Desde mi punto de vista, ofrecer disculpas por los abusos cometidos durante la conquista de América no significa juzgar el pasado con los ojos del presente, sino reconocer hechos históricos que marcaron profundamente a los pueblos originarios y cuyas consecuencias aún persisten en muchos aspectos de nuestra sociedad. La conquista no fue simplemente un encuentro de culturas, como a veces se quiere presentar, sino un proceso violento que resultó en la destrucción de civilizaciones enteras, la muerte de millones de personas y la imposición de un sistema colonial que marginó a las poblaciones indígenas durante siglos.
Por eso, me parece válido y necesario que tanto el Estado español como la Iglesia católica reconozcan públicamente los abusos cometidos en ese periodo y ofrezcan una disculpa. No se trata de cargar a las generaciones actuales con la culpa de lo que ocurrió hace 500 años, sino de asumir una responsabilidad histórica que, aunque simbólica, puede tener un gran impacto en términos de reconciliación, dignidad y memoria colectiva.

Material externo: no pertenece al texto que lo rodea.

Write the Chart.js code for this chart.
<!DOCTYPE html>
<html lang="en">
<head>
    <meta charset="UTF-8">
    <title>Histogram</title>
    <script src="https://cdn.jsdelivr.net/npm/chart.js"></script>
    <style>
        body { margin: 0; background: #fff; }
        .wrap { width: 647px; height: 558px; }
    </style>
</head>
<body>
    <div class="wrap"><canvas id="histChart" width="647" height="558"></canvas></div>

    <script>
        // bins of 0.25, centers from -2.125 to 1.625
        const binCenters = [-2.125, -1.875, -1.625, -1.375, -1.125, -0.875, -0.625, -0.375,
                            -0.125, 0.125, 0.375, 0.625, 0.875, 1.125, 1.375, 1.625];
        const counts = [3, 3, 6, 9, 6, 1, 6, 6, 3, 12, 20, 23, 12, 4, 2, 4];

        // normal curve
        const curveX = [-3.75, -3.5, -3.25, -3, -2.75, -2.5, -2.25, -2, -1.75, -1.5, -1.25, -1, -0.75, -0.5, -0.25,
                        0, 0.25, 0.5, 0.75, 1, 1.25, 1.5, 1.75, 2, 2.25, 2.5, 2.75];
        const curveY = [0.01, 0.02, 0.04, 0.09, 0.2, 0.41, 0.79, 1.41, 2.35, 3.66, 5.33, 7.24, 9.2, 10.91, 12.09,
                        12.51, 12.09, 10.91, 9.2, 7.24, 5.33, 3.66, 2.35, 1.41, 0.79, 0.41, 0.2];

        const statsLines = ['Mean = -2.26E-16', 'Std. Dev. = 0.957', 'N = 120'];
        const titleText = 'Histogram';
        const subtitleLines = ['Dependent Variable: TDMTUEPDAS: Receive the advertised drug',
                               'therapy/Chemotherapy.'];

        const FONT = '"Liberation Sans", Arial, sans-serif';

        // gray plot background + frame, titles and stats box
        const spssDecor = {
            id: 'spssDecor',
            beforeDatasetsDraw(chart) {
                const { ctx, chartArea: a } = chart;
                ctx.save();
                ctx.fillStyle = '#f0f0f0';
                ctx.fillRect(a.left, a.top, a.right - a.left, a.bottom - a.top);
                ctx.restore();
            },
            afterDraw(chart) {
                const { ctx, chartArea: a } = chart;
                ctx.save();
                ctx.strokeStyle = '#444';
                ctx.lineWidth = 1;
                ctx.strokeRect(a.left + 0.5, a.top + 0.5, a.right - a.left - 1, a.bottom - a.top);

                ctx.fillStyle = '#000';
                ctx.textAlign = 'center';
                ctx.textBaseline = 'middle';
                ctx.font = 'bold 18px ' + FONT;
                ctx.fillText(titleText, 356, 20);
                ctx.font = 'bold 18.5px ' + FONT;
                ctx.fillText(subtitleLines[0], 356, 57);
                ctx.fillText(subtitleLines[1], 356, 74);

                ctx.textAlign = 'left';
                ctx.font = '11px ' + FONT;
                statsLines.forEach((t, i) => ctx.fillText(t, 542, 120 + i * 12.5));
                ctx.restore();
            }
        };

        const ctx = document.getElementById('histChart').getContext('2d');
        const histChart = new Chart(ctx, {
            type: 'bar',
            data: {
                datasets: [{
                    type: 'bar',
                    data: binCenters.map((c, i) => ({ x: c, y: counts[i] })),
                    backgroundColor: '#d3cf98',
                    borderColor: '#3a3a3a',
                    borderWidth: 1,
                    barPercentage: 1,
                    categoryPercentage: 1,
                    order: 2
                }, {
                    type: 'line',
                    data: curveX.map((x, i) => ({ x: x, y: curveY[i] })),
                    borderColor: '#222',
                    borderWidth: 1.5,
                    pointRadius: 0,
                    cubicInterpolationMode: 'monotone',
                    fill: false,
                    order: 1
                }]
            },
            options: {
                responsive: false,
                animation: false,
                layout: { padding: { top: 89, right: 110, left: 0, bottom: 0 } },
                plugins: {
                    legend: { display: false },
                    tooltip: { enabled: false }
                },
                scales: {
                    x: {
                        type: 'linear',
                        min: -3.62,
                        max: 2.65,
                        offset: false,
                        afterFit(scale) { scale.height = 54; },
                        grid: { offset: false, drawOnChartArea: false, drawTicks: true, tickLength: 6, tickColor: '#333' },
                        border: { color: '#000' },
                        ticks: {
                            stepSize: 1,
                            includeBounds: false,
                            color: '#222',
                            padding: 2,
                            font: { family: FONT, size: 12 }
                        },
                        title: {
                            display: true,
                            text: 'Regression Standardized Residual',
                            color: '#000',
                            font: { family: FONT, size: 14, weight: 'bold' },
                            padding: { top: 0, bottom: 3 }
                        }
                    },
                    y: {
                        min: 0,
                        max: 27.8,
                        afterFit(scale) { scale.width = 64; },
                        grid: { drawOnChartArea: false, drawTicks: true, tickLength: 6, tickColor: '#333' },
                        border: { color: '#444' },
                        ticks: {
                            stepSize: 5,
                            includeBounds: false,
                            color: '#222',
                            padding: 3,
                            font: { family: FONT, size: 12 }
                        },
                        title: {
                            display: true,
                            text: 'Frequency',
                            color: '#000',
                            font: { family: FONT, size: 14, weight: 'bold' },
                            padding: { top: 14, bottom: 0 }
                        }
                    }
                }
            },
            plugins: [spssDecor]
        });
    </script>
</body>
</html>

Algunos argumentan que este tipo de gestos no sirven de nada o que solo reabren heridas. Pero, personalmente, creo que reconocer el sufrimiento de otros es un acto de empatía y de madurez social. Las disculpas no borran el pasado, pero sí pueden sanar y abrir un diálogo más justo sobre nuestra historia compartida. Además, enviar un mensaje claro de que las injusticias del pasado no serán ignoradas puede ayudar a combatir las desigualdades estructurales que aún afectan a los pueblos originarios hoy en día.
En definitiva, pienso que pedir perdón por la conquista es un paso simbólicamente fuerte, pero debe ir acompañado de acciones reales, como la protección de los derechos indígenas y el reconocimiento pleno de sus culturas. Solo así esa disculpa tendrá un verdadero sentido y dejará de ser solo una formalidad.